- Description of the task
Would you copy out the whole listing exactly as given?

- Available data

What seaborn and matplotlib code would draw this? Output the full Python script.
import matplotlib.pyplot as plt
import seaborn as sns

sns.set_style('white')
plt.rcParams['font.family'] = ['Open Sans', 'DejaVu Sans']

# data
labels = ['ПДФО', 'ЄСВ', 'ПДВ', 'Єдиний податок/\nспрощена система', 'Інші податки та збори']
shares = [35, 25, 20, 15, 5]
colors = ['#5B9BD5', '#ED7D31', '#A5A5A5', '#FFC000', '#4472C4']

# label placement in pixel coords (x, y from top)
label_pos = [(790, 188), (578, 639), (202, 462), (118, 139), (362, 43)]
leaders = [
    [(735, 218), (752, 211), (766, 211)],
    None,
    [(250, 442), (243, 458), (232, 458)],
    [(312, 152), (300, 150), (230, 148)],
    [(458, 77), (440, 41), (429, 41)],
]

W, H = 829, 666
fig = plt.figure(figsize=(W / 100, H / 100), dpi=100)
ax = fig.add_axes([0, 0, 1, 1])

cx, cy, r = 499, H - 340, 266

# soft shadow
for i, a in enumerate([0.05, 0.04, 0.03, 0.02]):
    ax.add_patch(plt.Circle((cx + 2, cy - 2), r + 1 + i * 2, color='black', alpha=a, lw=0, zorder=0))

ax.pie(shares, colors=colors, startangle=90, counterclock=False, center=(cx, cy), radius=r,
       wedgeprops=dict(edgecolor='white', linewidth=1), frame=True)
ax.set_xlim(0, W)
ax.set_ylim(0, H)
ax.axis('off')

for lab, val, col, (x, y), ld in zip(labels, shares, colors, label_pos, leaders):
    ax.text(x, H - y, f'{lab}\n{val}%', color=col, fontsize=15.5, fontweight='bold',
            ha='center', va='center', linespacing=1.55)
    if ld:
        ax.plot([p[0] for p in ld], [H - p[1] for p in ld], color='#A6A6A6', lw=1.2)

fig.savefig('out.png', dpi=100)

- Answer
What seaborn and matplotlib code would draw this? Output the full Python script.
import matplotlib.pyplot as plt
import seaborn as sns

sns.set_style('white')
plt.rcParams['font.family'] = ['Open Sans', 'DejaVu Sans']

# data
labels = ['ПДФО', 'ЄСВ', 'ПДВ', 'Єдиний податок/\nспрощена система', 'Інші податки та збори']
shares = [35, 25, 20, 15, 5]
colors = ['#5B9BD5', '#ED7D31', '#A5A5A5', '#FFC000', '#4472C4']

# label placement in pixel coords (x, y from top)
label_pos = [(790, 188), (578, 639), (202, 462), (118, 139), (362, 43)]
leaders = [
    [(735, 218), (752, 211), (766, 211)],
    None,
    [(250, 442), (243, 458), (232, 458)],
    [(312, 152), (300, 150), (230, 148)],
    [(458, 77), (440, 41), (429, 41)],
]

W, H = 829, 666
fig = plt.figure(figsize=(W / 100, H / 100), dpi=100)
ax = fig.add_axes([0, 0, 1, 1])

cx, cy, r = 499, H - 340, 266

# soft shadow
for i, a in enumerate([0.05, 0.04, 0.03, 0.02]):
    ax.add_patch(plt.Circle((cx + 2, cy - 2), r + 1 + i * 2, color='black', alpha=a, lw=0, zorder=0))

ax.pie(shares, colors=colors, startangle=90, counterclock=False, center=(cx, cy), radius=r,
       wedgeprops=dict(edgecolor='white', linewidth=1), frame=True)
ax.set_xlim(0, W)
ax.set_ylim(0, H)
ax.axis('off')

for lab, val, col, (x, y), ld in zip(labels, shares, colors, label_pos, leaders):
    ax.text(x, H - y, f'{lab}\n{val}%', color=col, fontsize=15.5, fontweight='bold',
            ha='center', va='center', linespacing=1.55)
    if ld:
        ax.plot([p[0] for p in ld], [H - p[1] for p in ld], color='#A6A6A6', lw=1.2)

fig.savefig('out.png', dpi=100)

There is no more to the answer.